La mécanique digitale est symétrique : sur Instagram et TikTok, le récit se fragmente en séquences de 30 à 90 secondes, chacune avec un angle, un chiffre clé, une source ou une image-preuve. La répétition n’est pas redite : c’est de la capillarité. Un extrait renvoie au replay sur France.tv, au podcast thématique, ou à un dossier long chez Vakita. Cette circulation multiplie les points d’entrée et nourrit l’algorithme sans diluer la rigueur du fond.
LECTURE MARCHÉ : L’ÉCOLOGIE N’EST PLUS UN « SUJET », C’EST UN FORMAT
Ce que révèle le « cas Clément », c’est moins la personnalisation que la structuration d’un format éditorial désormais bankable : l’écologie de service public. Un format capable de tenir une case en clair, de générer des communautés numériques denses, et de monétiser une partie de sa valeur via l’abonnement. Le marché télé confirme qu’un documentaire d’impact, régulièrement proche d’un million de personnes en audience veille sur une chaîne thématique ou généraliste, peut rivaliser avec des offres de divertissement, à condition d’être incarné, séquencé et actionnable.
Pour les marques, ce déplacement est majeur. D’abord parce que l’écologie sort du registre « RSE défensif » pour devenir un sujet culturel de masse, scruté par des journalistes qui maîtrisent les codes du numérique et l’agenda sociétal. Ensuite parce que l’« activabilité » est réelle : un reportage peut déclencher, le lendemain, des milliers de commentaires, de mails, de signatures, voire des arbitrages politiques ou économiques. Enfin, parce que la compétition pour la crédibilité s’intensifie : face à des formats adossés à la télévision publique et à des médias d’investigation, les claims marketing non prouvés ou les green claims approximatifs sont repris, testés, et parfois démontés.
Regard Brand Zone
Trois enseignements. Un : la clarté de positionnement paie. « Journalisme d’impact » n’est pas un slogan, c’est une ligne éditoriale avec des conséquences sur l’écriture, la preuve et le montage des formats. Deux : l’architecture médias doit être hybride. TV pour la légitimité et la portée, social pour l’acquisition et l’itération, abonnement pour la souveraineté. Trois : la communauté devient un actif stratégique quand elle est entraînée par des rituels éditoriaux (teasers, lives, renvois vers le long, appels à actions sourcés).

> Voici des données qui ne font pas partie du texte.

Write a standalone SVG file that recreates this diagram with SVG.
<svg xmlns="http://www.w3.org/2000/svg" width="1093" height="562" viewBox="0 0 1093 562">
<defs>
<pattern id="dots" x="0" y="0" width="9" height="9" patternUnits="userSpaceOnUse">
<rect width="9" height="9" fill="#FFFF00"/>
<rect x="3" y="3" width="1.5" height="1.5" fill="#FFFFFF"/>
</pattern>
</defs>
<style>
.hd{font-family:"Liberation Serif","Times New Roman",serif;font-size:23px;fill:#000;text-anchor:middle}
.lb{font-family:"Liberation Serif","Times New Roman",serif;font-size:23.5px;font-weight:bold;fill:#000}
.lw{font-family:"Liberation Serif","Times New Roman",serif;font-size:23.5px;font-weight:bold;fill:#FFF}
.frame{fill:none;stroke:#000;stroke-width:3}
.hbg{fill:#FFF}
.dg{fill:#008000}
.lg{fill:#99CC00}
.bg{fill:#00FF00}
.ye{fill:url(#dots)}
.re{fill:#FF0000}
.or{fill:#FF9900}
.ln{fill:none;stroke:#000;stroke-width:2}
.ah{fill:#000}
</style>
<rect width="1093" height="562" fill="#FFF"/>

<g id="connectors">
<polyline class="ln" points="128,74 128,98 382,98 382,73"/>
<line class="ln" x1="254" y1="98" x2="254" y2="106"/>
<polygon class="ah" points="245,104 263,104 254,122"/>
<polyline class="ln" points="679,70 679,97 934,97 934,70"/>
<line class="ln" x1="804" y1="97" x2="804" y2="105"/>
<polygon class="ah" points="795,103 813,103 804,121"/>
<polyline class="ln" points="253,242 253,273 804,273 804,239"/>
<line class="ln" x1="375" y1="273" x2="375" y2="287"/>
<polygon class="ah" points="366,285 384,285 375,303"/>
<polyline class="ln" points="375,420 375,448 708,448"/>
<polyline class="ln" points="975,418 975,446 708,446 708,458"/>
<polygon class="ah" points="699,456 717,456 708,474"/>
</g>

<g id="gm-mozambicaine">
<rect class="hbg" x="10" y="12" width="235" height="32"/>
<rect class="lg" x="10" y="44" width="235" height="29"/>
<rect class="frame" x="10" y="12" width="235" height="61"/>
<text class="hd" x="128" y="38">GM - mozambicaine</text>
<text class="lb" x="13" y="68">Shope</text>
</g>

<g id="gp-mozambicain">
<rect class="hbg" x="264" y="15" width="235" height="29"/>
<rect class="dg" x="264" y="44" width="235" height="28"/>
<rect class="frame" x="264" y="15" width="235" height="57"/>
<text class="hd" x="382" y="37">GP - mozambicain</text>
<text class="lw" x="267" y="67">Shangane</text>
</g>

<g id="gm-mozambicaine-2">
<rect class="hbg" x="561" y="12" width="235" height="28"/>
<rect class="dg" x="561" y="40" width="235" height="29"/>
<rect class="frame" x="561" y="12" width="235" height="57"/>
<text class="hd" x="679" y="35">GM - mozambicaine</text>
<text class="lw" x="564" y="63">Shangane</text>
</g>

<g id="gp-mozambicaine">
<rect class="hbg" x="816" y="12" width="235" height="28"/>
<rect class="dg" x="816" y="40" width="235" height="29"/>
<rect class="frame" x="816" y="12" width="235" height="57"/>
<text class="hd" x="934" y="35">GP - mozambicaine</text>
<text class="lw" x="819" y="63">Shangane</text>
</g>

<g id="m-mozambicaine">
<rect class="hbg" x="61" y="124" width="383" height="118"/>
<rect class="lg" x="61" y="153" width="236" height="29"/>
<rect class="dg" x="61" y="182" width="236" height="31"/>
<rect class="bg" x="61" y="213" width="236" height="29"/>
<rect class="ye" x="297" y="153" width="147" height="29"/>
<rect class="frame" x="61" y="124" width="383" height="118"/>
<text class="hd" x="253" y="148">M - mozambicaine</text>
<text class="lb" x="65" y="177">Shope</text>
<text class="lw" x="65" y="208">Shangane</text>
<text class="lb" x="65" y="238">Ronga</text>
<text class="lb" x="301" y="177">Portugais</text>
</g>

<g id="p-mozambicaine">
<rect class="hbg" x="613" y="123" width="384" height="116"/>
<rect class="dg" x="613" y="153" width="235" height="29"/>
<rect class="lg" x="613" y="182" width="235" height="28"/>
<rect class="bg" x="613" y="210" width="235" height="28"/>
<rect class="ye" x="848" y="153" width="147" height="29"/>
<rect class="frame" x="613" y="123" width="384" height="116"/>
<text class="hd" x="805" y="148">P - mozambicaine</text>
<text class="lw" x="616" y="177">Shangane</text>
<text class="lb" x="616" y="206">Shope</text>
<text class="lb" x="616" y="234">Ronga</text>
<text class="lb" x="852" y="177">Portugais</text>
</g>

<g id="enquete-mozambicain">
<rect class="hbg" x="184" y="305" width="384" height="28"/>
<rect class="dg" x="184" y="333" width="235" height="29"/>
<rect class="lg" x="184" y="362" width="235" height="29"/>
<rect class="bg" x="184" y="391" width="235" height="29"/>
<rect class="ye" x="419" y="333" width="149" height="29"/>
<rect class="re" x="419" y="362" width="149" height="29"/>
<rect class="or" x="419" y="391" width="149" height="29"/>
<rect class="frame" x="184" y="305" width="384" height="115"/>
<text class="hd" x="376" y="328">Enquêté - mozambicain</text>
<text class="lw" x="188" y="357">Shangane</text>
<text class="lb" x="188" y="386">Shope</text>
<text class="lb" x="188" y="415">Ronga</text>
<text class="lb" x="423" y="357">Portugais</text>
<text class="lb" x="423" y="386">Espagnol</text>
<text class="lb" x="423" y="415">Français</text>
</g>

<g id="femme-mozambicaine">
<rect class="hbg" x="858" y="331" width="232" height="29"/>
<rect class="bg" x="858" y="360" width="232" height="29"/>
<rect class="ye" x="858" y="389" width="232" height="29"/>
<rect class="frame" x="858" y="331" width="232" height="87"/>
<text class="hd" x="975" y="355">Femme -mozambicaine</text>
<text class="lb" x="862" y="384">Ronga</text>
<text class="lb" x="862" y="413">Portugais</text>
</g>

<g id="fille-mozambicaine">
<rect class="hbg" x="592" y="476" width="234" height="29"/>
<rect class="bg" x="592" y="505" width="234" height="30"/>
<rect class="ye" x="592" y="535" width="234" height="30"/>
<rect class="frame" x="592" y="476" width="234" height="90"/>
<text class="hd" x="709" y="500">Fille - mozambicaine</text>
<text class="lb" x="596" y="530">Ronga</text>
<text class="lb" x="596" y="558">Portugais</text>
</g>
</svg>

Pour les communicants, la grille de lecture est double. D’un côté, anticiper la « due diligence » éditoriale sur tous les sujets sensibles : accepter l’accès, documenter, fournir des preuves, corriger vite les incohérences. De l’autre, comprendre que l’engagement n’est pas un vain mot : une enquête bien construite peut devenir une rampe de mobilisation, avec un continuum TV-réseaux-abonnement que peu d’acteurs de marque savent aujourd’hui répliquer.
Hugo Clément n’est pas « seul » au sens littéral — des rédactions, des producteurs, des experts travaillent à ses côtés — mais il a installé l’image d’un journaliste qui assume l’exposition et endosse le risque, face à des intérêts structurés. Cette incarnation, soutenue par des preuves, explique pourquoi le public adhère : on ne lui vend pas une indignation, on lui propose un protocole. Et ce protocole, chiffres et sources à l’appui, déplace les lignes.